Over the course of more than two centuries, America has buried most of the Declaration of Independence beneath a dense canopy of aspiration.
The part we celebrate — the rhetorical crown rising to the sky — is the Declaration’s preamble. And not even the entire preamble. It’s really just the second paragraph, in which Thomas Jefferson & Co. assert which truths they hold to be self-evident. To be more precise, it’s not even a whole paragraph — just a bit at the top about human equality, divine endowments, and the American trifecta of life, liberty, and the pursuit of happiness.
That exceedingly brief patch of writing has earned centuries of praise. It inspires. It uplifts. It defines. In Jefferson’s day it set a revolutionary standard of human dignity — albeit an incongruous one given the cruelty-tiered classes of the new nation.
The remainder, and by far the longest section, is a sour litany of complaint, a bitter protest against the “long train of abuses and usurpations” inflicted by a king prone to “repeated injuries” against his long-suffering (and loudly caterwauling) American subjects.
Whether protesting police brutality and centuries of racial injustice, or whining and venting via Twitter from the Oval Office, contemporary Americans have nothing on the seething colonists. They raged against a foe who “plundered our seas, ravaged our Coasts, burnt our towns, and destroyed the lives of our people.” The Declaration rails against mercenaries dispatched by the king “to complete the works of death, desolation, and tyranny, already begun with circumstances of Cruelty & perfidy scarcely paralleled in the most barbarous ages.”
There was plenty of barbarism about. The Declaration’s main author, whose able mind was free to roam while his slaves took care of business, grew so spiteful of Britain that he soon abandoned his very English taste for Madeira and Port, proving a true patriot could survive on fine Bordeaux.
It never ceases to amaze that such fortune-favored hands were so tightly clenched. Those who signed risked death, and soon inflicted it. Yet despite their deep anger, and the high stakes, their grievances faded quickly. It wasn’t long before fireworks and parades supplanted abuses and usurpations as the stuff of the 4th. At the Declaration’s jubilee, in 1826, there was an outpouring of self-congratulation but very little in the way of outrage. In our own time, the royal target of the founders’ rage has been reduced to comic relief.
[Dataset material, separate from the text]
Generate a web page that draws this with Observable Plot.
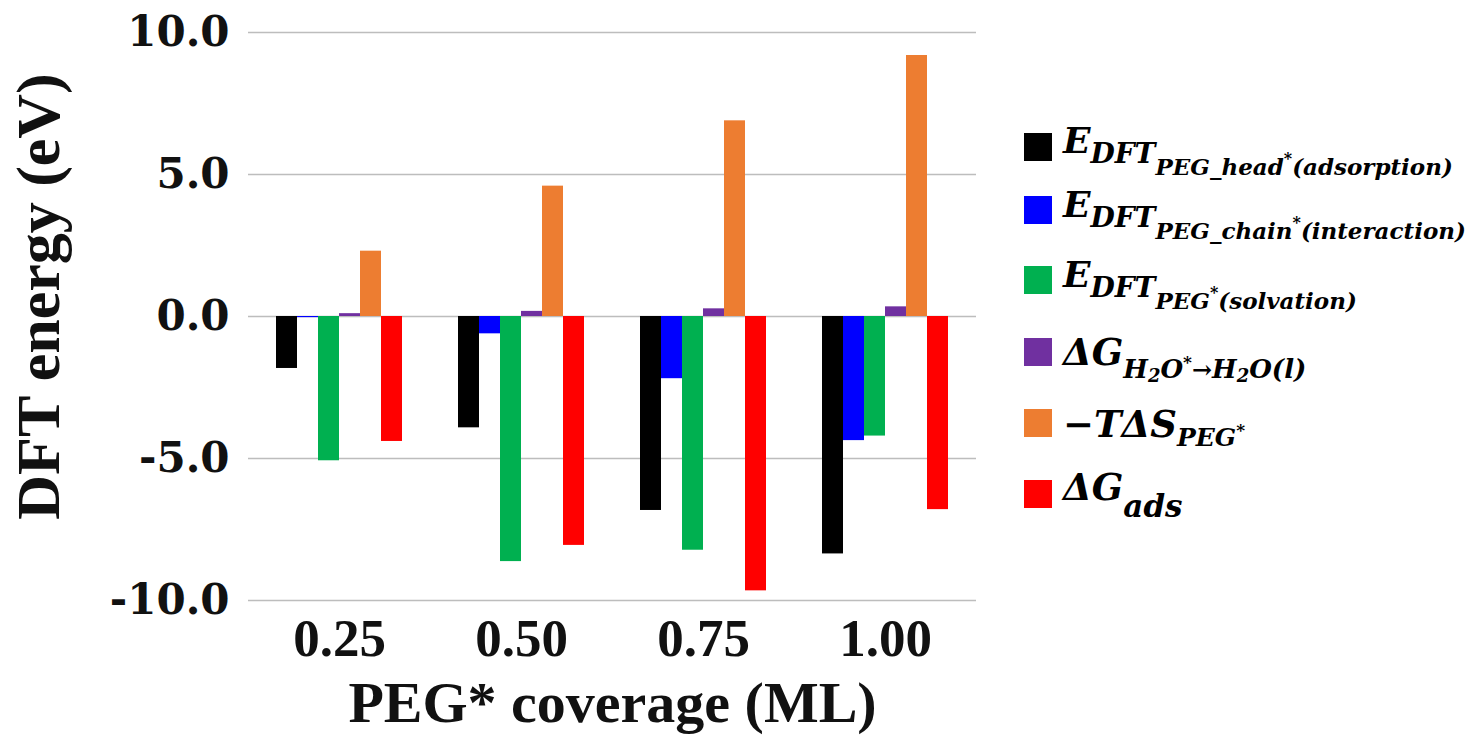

Now all that remains is the heart of the matter: a concise moral vision, and a spur to reimagining the human condition. The vision laid the basis for a more equitable nation. The spur is a reminder that the leveling of human value that the founders declared self-evident is not evident at all — at least not in the ways and means of the modern nation.
The vision and the spur is also what distinguishes protests against injustice from rancid complaints from the White House. The former seek to realize the self-evident truth. The latter are solipsism. Only one grievance is anchored in the higher calling that, for many Americans, is all we remember of the Declaration:
We hold these truths to be self-evident, that all men are created equal, that they are endowed by their Creator with certain unalienable Rights, that among these are Life, Liberty and the pursuit of Happiness.